Actually its been kind of nice. I am debating other "quality of life improvements" as I type and wondering how many Westwater cancellations I can pick up.


----------



## Canada (Oct 24, 2006)

*Yes*

I was thinking about a hot springs weekend for the wife and kids. Problem is the snow is so much better over here.


----------



## yourrealdad (May 25, 2004)

No traffic whatsoever. It sucks cause for us to get to the front range we have to go up to craig and then over I believe, long drive.

Army Corps, hmmmm aren't they responsible for whats left of New Orleans? I say listen to what they say and then do the opposite and it will all work out.


----------



## benpetri (Jul 2, 2004)

Yeah, push them over into upper death. That rapid isn't exciting enough as is !


----------



## [email protected] (Sep 2, 2008)

Before the rock slide, I was looking for information on Grizzly Creek boat ramp. I was hoping to make my first trip for the season around the end or March from Grizzly to South Canyon. However I will be patent and look to raft the upper "C". But I still inquire. Could someone with the higher knowlege let me know who manages the boat ramp at Grizzly Creek? I thought it was White River National Forest Service, but when I called the person answering the phone didn't know any thing. Also does any one know when they usually pull the center post so we can start using the ramp?


----------



## craven_morhead (Feb 20, 2007)

Woman was just killed on the detour in a freak accident.


----------



## Blackshire (Feb 16, 2010)

http://www.facebook.com/photo.php?pid=11570616&l=8ba995f3d1&id=851570787

Here is the latest aerial shot from the rockslide cleanup. I was emailed this photo that was taken from a helicopter on 3/10/10. Enjoy!!!


----------



## lmyers (Jun 10, 2008)

Blackshire said:


> John Blackshire's Photos | Facebook
> 
> Here is the latest aerial shot from the rockslide cleanup. I was emailed this photo that was taken from a helicopter on 3/10/10. Enjoy!!!
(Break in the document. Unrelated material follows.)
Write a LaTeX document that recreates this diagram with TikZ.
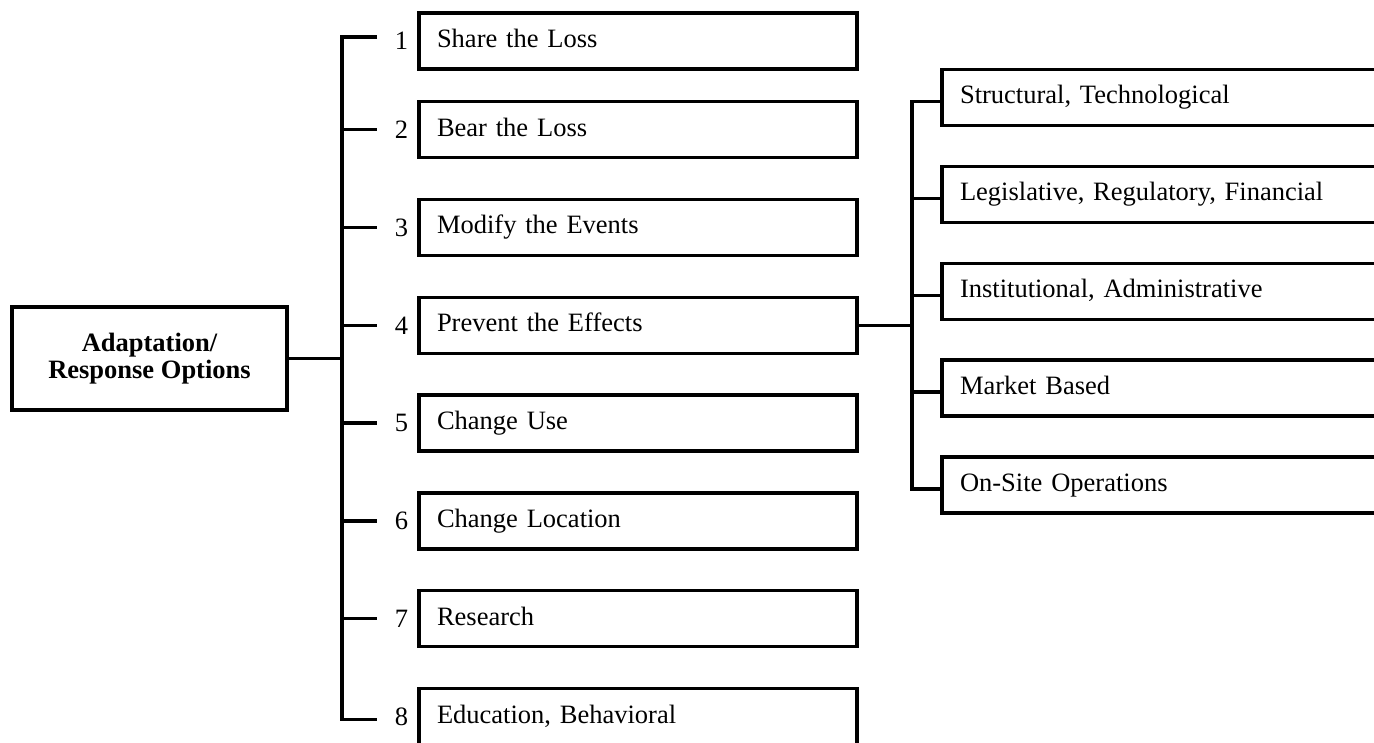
\documentclass[tikz,border=0pt]{standalone}
\usepackage{fontspec}
\setmainfont{Liberation Serif}
\usetikzlibrary{positioning}

\begin{document}
\begin{tikzpicture}[
    x=0.5pt, y=-0.5pt,
    node distance=20.9pt,
    font=\fontsize{13.25}{13.6}\selectfont,
    tree/.style={line width=1.75pt},
    optbox/.style={draw, line width=1.75pt, outer sep=0pt, minimum height=28pt, text width=201pt,
        inner xsep=9pt, align=left, text height=9.5pt, text depth=3pt},
    subbox/.style={optbox, text width=221pt},
    numlab/.style={inner sep=0pt, outer sep=0pt}
]
\clip (0,0) rectangle (1374,743);

% Hauptknoten
\node[draw, line width=1.75pt, outer sep=0pt, minimum width=137.5pt, minimum height=51.5pt, align=center,
    font=\bfseries\fontsize{13.25}{13.5}\selectfont] (main) at (149.5,358.5) {Adaptation/\\Response Options};

% Optionen
\node[optbox, anchor=west] (b1) at (419,41) {Share the Loss};
\node[optbox, anchor=west] (b2) at (419,129.7) {Bear the Loss};
\node[optbox, below=of b2] (b3) {Modify the Events};
\node[optbox, below=of b3] (b4) {Prevent the Effects};
\node[optbox, below=of b4] (b5) {Change Use};
\node[optbox, below=of b5] (b6) {Change Location};
\node[optbox, below=of b6] (b7) {Research};
\node[optbox, below=of b7] (b8) {Education, Behavioral};

% Nummern
\node[numlab, left=5.5pt of b1] (n1) {1};
\node[numlab, left=5.5pt of b2] (n2) {2};
\node[numlab, left=5.5pt of b3] (n3) {3};
\node[numlab, left=5.5pt of b4] (n4) {4};
\node[numlab, left=5.5pt of b5] (n5) {5};
\node[numlab, left=5.5pt of b6] (n6) {6};
\node[numlab, left=5.5pt of b7] (n7) {7};
\node[numlab, left=5.5pt of b8] (n8) {8};

% Unteroptionen
\node[subbox, anchor=west] (s1) at (942,97.5) {Structural, Technological};
\node[subbox, below=20.45pt of s1] (s2) {Legislative, Regulatory, Financial};
\node[subbox, below=20.45pt of s2] (s3) {Institutional, Administrative};
\node[subbox, below=20.45pt of s3] (s4) {Market Based};
\node[subbox, below=20.45pt of s4] (s5) {On-Site Operations};

% Verbindungen
\coordinate (trunkA) at (342,0);
\coordinate (tickA) at (377,0);
\draw[tree] (main.east) -- (main.east -| trunkA);
\draw[tree] ([yshift=2pt]b1.west -| tickA) -- ([yshift=2pt]b1.west -| trunkA)
    -- ([yshift=-1.5pt]b8.west -| trunkA) -- ([yshift=-1.5pt]b8.west -| tickA);
\draw[tree] (b2 -| trunkA) -- (b2 -| tickA);
\draw[tree] (b3 -| trunkA) -- (b3 -| tickA);
\draw[tree] (b4 -| trunkA) -- (b4 -| tickA);
\draw[tree] (b5 -| trunkA) -- (b5 -| tickA);
\draw[tree] (b6 -| trunkA) -- (b6 -| tickA);
\draw[tree] (b7 -| trunkA) -- (b7 -| tickA);

\coordinate (trunkB) at (912,0);
\draw[tree] (b4.east) -- (b4.east -| trunkB);
\draw[tree] ([yshift=-2pt]s1.west) -- ([yshift=-2pt]s1.west -| trunkB)
    -- ([yshift=-2pt]s5.west -| trunkB) -- ([yshift=-2pt]s5.west);
\draw[tree] ([yshift=-2pt]s2.west -| trunkB) -- ([yshift=-2pt]s2.west);
\draw[tree] ([yshift=-2pt]s3.west -| trunkB) -- ([yshift=-2pt]s3.west);
\draw[tree] ([yshift=-2pt]s4.west -| trunkB) -- ([yshift=-2pt]s4.west);

\end{tikzpicture}
\end{document}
Where exactly in the canyon was the slide? From that aerial picture it looks like some of the boulders did end up in the river. The jumble looks pretty gnarly from the picture...


----------



## bobbuilds (May 12, 2007)

lmyers said:


> Where exactly in the canyon was the slide? From that aerial picture it looks like some of the boulders did end up in the river. The jumble looks pretty gnarly from the picture...



I belive that is upper death, the rapid. might be lower death, but i think its upper.


----------



## bailito (Feb 15, 2006)

lmyers said:


> Where exactly in the canyon was the slide? From that aerial picture it looks like some of the boulders did end up in the river. The jumble looks pretty gnarly from the picture...


that jumble is a little rapid called upper death. you may have heard of it.


----------



## lmyers (Jun 10, 2008)

bailito said:


> that jumble is a little rapid called upper death. you may have heard of it.


Yeah, I'm familiar with UD. I didn't see the walking path beside it, and it looks different from the air....guess I was just hopefull it was a new rapid.


----------



## Porkchop (Sep 19, 2007)

I-70 @ Glenwood Canyon will open sometime today.
http://www.indenvertimes.com/cdot-i-70-will-reopen-in-glenwood-canyon-by-day’s-end/


----------



## calendar16 (Mar 8, 2007)

One lane each direction open now...my connection to the outside world is once again a reality...

Dynamite! Traffic rolls again on I-70 in Glenwood Canyon | AspenTimes.com


----------



## peterholcombe (Mar 8, 2006)

Went through today. One lane each way. It didn't look as bad as I thought it might from the news reports.


----------



## randomnature (Jun 10, 2007)

*Open*

Went through on Friday and Saturday and no back up.


----------